People, a lot of people, are angry. They have every right to be. Watching Moore’s film and its agitprop addendum, Inside Job, it is painfully obvious that our economic system is rigged and has slowly over the course of the last 30 years or so poisoned our political system with it. Class war? Hell yeah. And it’s becoming more uneven with every concession we allow to happen in the name of “market realities” or “austerity measures”. We should be angry. It’s just that our anger’s misdirected.

Why?

Because the other side, the evil side, those representing corporate interests over those of the country or taxpayers and customers over citizens, are louder, richer, better organized and more unbending. They’ve seized the megaphone and shaped the dialogue. They don’t seek compromise. They demand acquiescence. When you possess the power, you don’t negotiate. You dictate.

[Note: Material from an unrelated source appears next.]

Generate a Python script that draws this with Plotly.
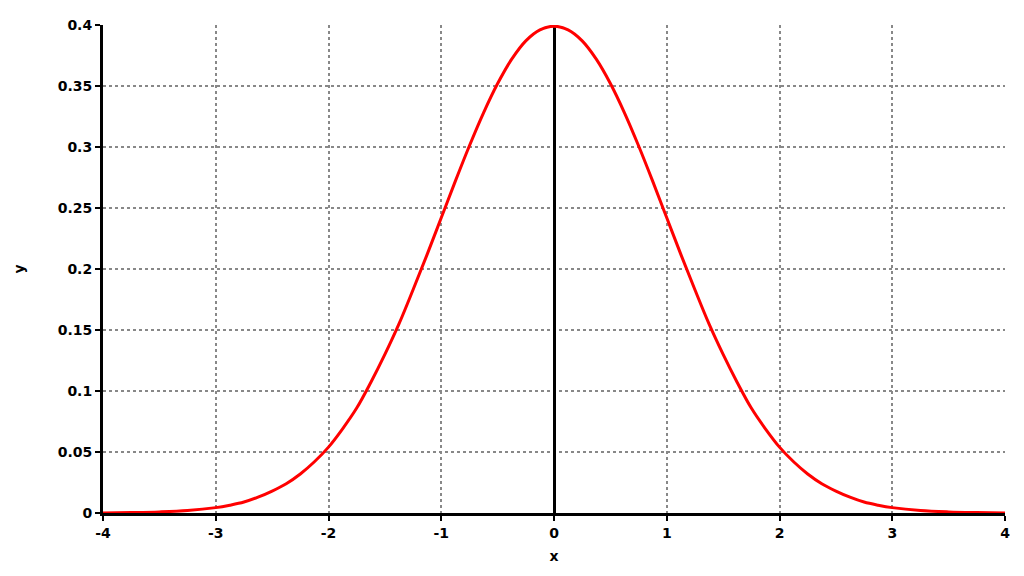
import plotly.graph_objects as go

# values (right half, mirrored for the left)
x_right = [0, 0.125, 0.25, 0.375, 0.5, 0.625, 0.75, 0.875, 1, 1.125, 1.25, 1.375, 1.5, 1.625, 1.75, 1.875,
           2, 2.125, 2.25, 2.375, 2.5, 2.625, 2.75, 2.875, 3, 3.25, 3.5, 3.75, 4]
y_right = [0.399, 0.396, 0.387, 0.372, 0.352, 0.328, 0.301, 0.272, 0.242, 0.212, 0.183, 0.155, 0.130,
           0.107, 0.086, 0.069, 0.054, 0.042, 0.032, 0.024, 0.018, 0.013, 0.009, 0.0064,
           0.0044, 0.002, 0.0009, 0.0004, 0.0001]
x_vals = [-v for v in x_right[::-1]] + x_right[1:]
y_vals = y_right[::-1] + y_right[1:]

x_ticks = [-4, -3, -2, -1, 0, 1, 2, 3, 4]
y_ticks = [0, 0.05, 0.1, 0.15, 0.2, 0.25, 0.3, 0.35, 0.4]

fig = go.Figure()
fig.add_trace(go.Scatter(x=x_vals, y=y_vals, mode='lines', line=dict(color='red', width=3, shape='spline'),
                         showlegend=False))

font = dict(family='DejaVu Sans', size=14, color='black', weight='bold')
grid = dict(showgrid=True, gridcolor='#888888', griddash='dot', gridwidth=1.5,
            showline=True, linecolor='black', linewidth=3, mirror=False,
            zeroline=True, zerolinecolor='black', zerolinewidth=3,
            ticks='outside', ticklen=5, tickwidth=2, tickcolor='black', tickfont=font,
            automargin=False)

fig.update_xaxes(range=[-4, 4], tickvals=x_ticks, ticktext=[str(t) for t in x_ticks],
                 title=dict(text='x', font=font, standoff=12), **grid)
fig.update_yaxes(range=[0, 0.4], tickvals=y_ticks, ticktext=['0', '0.05', '0.1', '0.15', '0.2', '0.25', '0.3', '0.35', '0.4'],
                 title=dict(text='y', font=font, standoff=30), **grid)

fig.update_layout(width=1024, height=576, plot_bgcolor='white', paper_bgcolor='white',
                  margin=dict(l=95, r=27, t=17, b=71), font=font)

fig.write_html("out.html")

That’s why we need more Michael Moores and his ilk. As direct and aggressive challenges to the status quo and what is embraced as conventional wisdom. While peaceable and fair-minded give-and-take would always be preferable, it’s been some time since any of that has actually happened. The post-war social contract that was drawn up to highlight the rights and responsibilities accorded to citizens and corporations alike has been shredded into pieces, bit by bit, over the past 3 decades. In my humble opinion, we’ve all helped with that by trying to place nice and get along. It’s time that we started to kick up a fuss. Just like Mike.